Bugün minarelerinde vericilerin, altlarında market ve işyerlerinin bulunduğu camilere rastlamaktayız. Mahalle aralarında estetik kaygı taşımayan derme çatma camiler karşımıza çıkmaktadır. Cami mimarisinde estetik değerin öneminden bahsedebilir misiniz?
Cami o dokunun her şeyidir ve en önde gelen yapısıdır. En estetik bir biçimde kondurmak gerekir ki o çevreye hayat versin. Süleymaniye çevresinde bakıyorsunuz herkes saray gibi konaklar yaptırmak zorunda kalmış. Çünkü doku bunları çekmiş. Cami zamanla o bölgenin, o semtin, o şehrin simgesi olur ve o şehri ayağa kaldırır. O açıdan Süleymaniye’yi korumak zorundayız. Bir daha Süleymaniye yapma şansımız yok. Bir Kanuni, Sinan gelse dahi bu şansımız yok. Batı için de böyle… Bir Mikelanj yok artık. O yüzden onu gözleri gibi koruyorlar. Her toplum yaşadığı çağın rengini alır. Mimari de yaşadığı çağın rengini almak zorundadır.
Günümüzde özgün bir cami mimarisi oluşturmak adına çok büyük camilerin yapıldığını görüyoruz. Büyüklük bir yapının ihtişamı anlamına gelir mi?
Bana göre küçük olan ama gösterişli camiler de mümkündür. Mesela Şemsi Paşa Camii. Üsküdar’ın leb-i derya dediğimiz sahilinde Sinan’ın en gözde eseri olarak bulunuyor. Küçük bir külliye ama gözde bir mekân. İşte iyi mimar iş çıkarır.
Peki hocam; bize ne oldu da geleneği koruyamadık ya da bu köklü gelenekten yeni şeyler üretemedik?
Mimarlık alanında özellikle cami mimarisinde cumhuriyetin ilk dönemlerinde güzel eserler çıktı ortaya.

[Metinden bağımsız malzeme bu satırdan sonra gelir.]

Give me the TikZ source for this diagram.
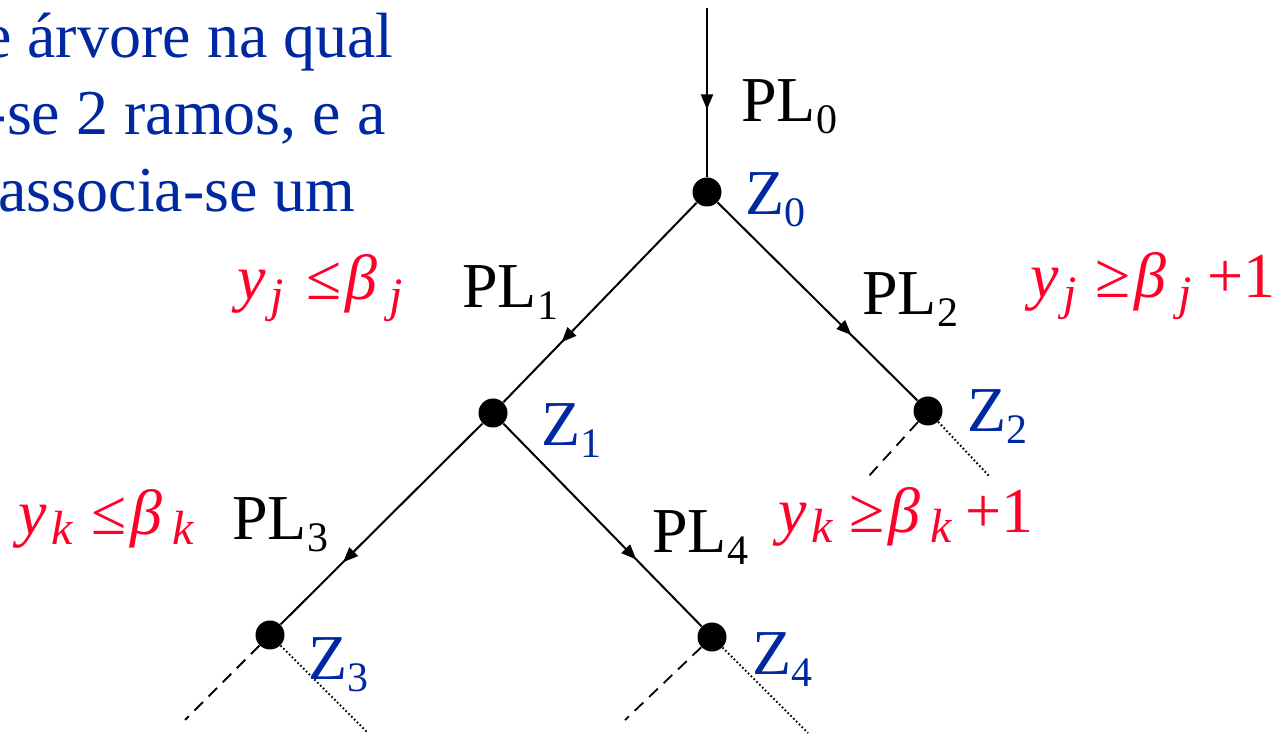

Mesela Mimar Kemalettin’in yaptığı Bebek Camii. Mesela Şişli Camii. Vasıf Ege’nin yaptığı cami. O da fena değildir. Fakat kırılma noktasında takılıp kaldık. Eskiye benzesin derken, orada takılıp kaldık. O yüzden haddimizi bilmemiz lazım. Çağımızın rengini, tasarımını ortaya koymamız gerekiyor. Aksi takdirde rölövesini alır Selimiye, Süleymaniye’nin kötü bir kopyasını yaparız. O büyük ustalar, taş yontucular, seramikçiler, o hattatlar artık yok. Kendi çağımızın sanatını, yorumunu, performansını ortaya koyalım.

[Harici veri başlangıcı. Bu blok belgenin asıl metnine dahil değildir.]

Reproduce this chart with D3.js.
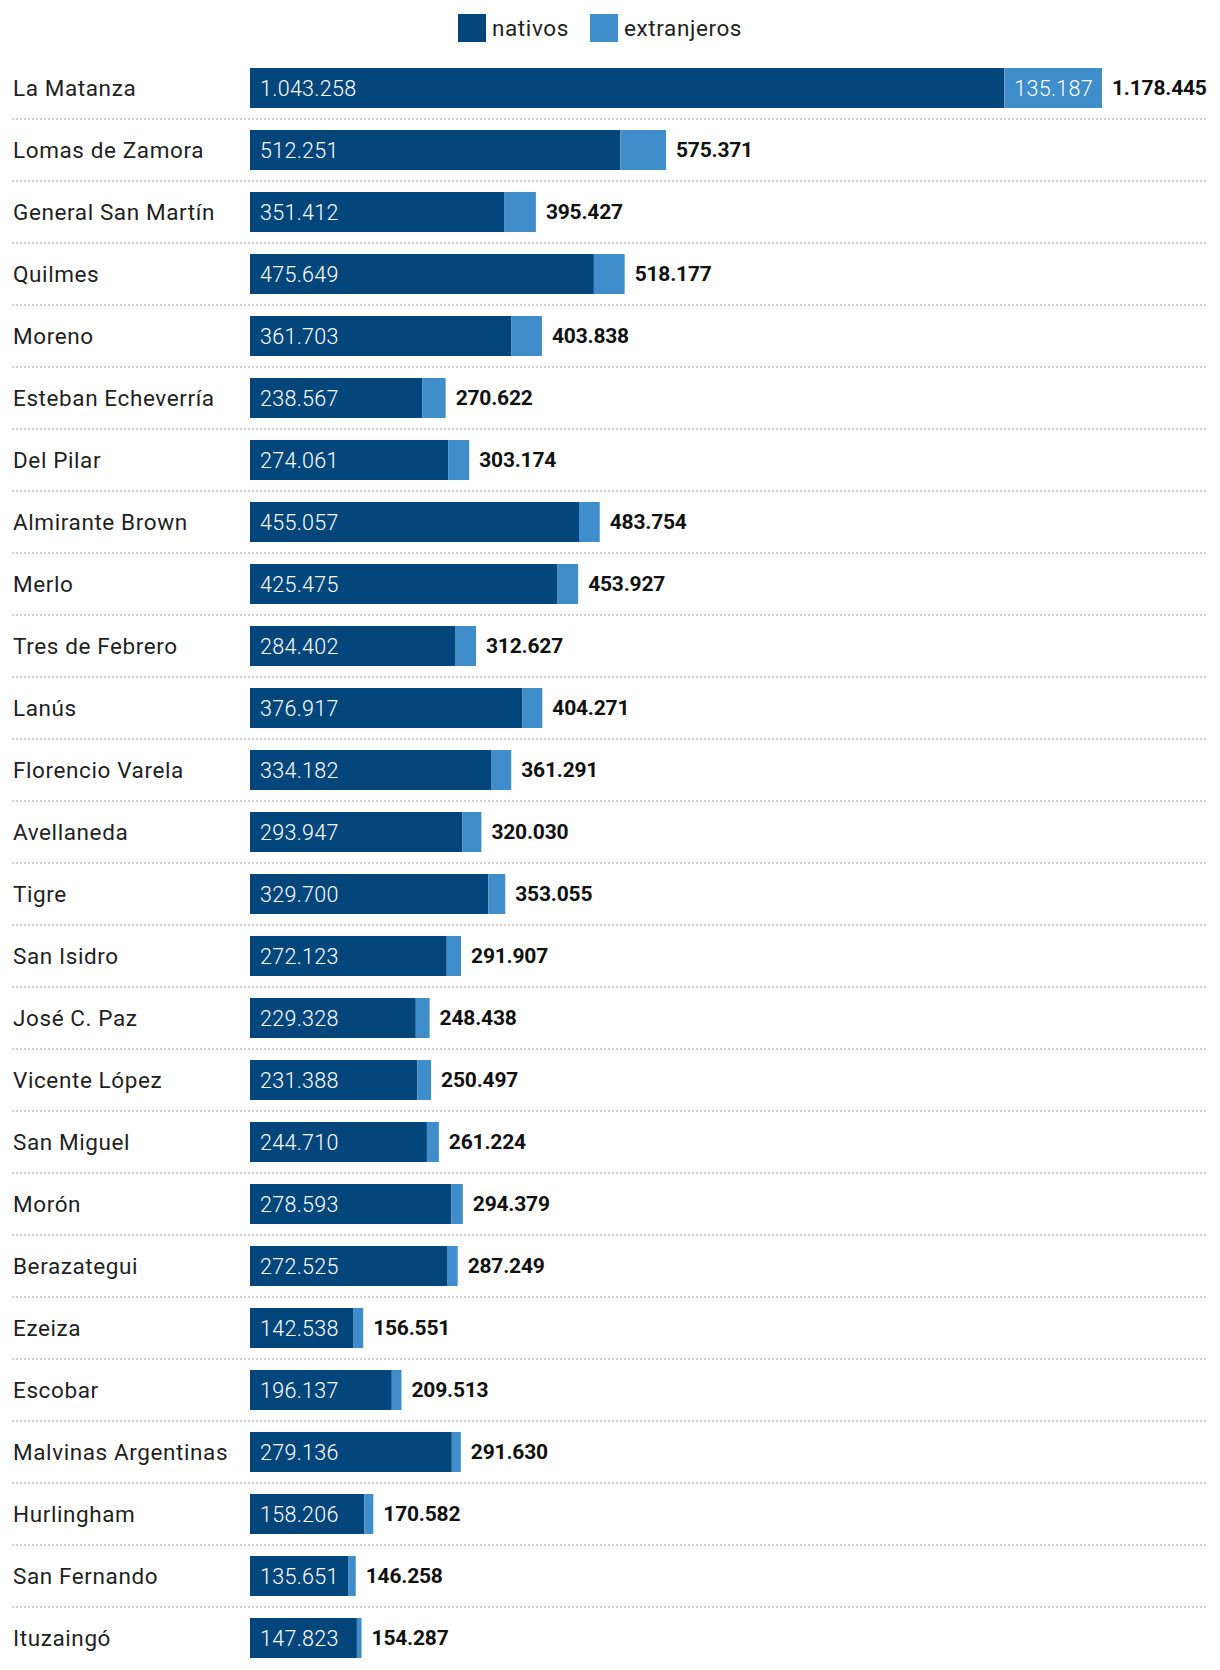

Son soru olarak bugünün ihtiyacına cevap verir bir cami nasıl olmalıdır?
Öncelikle caminin mekânda kapasitesi, büyüklüğü iyi hesaplanmalı. Çevrenin gelişmesi ve inkişafına göre kapasitesi düşünülmeli. Bunu Osmanlı bizden daha iyi düşünmüş. Süleymaniye bugün hâlâ kapasite itibarıyla bütün insanları alabiliyor. Sultanahmet 2012 yılında hâlâ cumaları cemaatin ihtiyacını karşılayabiliyor. Bu doğru bir hesaptan kaynaklanıyor. Bizde ise camiler büyük, minareler füze gibi. Ne kadar yüksek yaparsan o kadar iyi görülüyor. Burada bozukluk var. Hacmi kapasitesi iyi ayarlanmalı ve çevresiyle de mütenasip olmalı ve zorlanmamalıdır.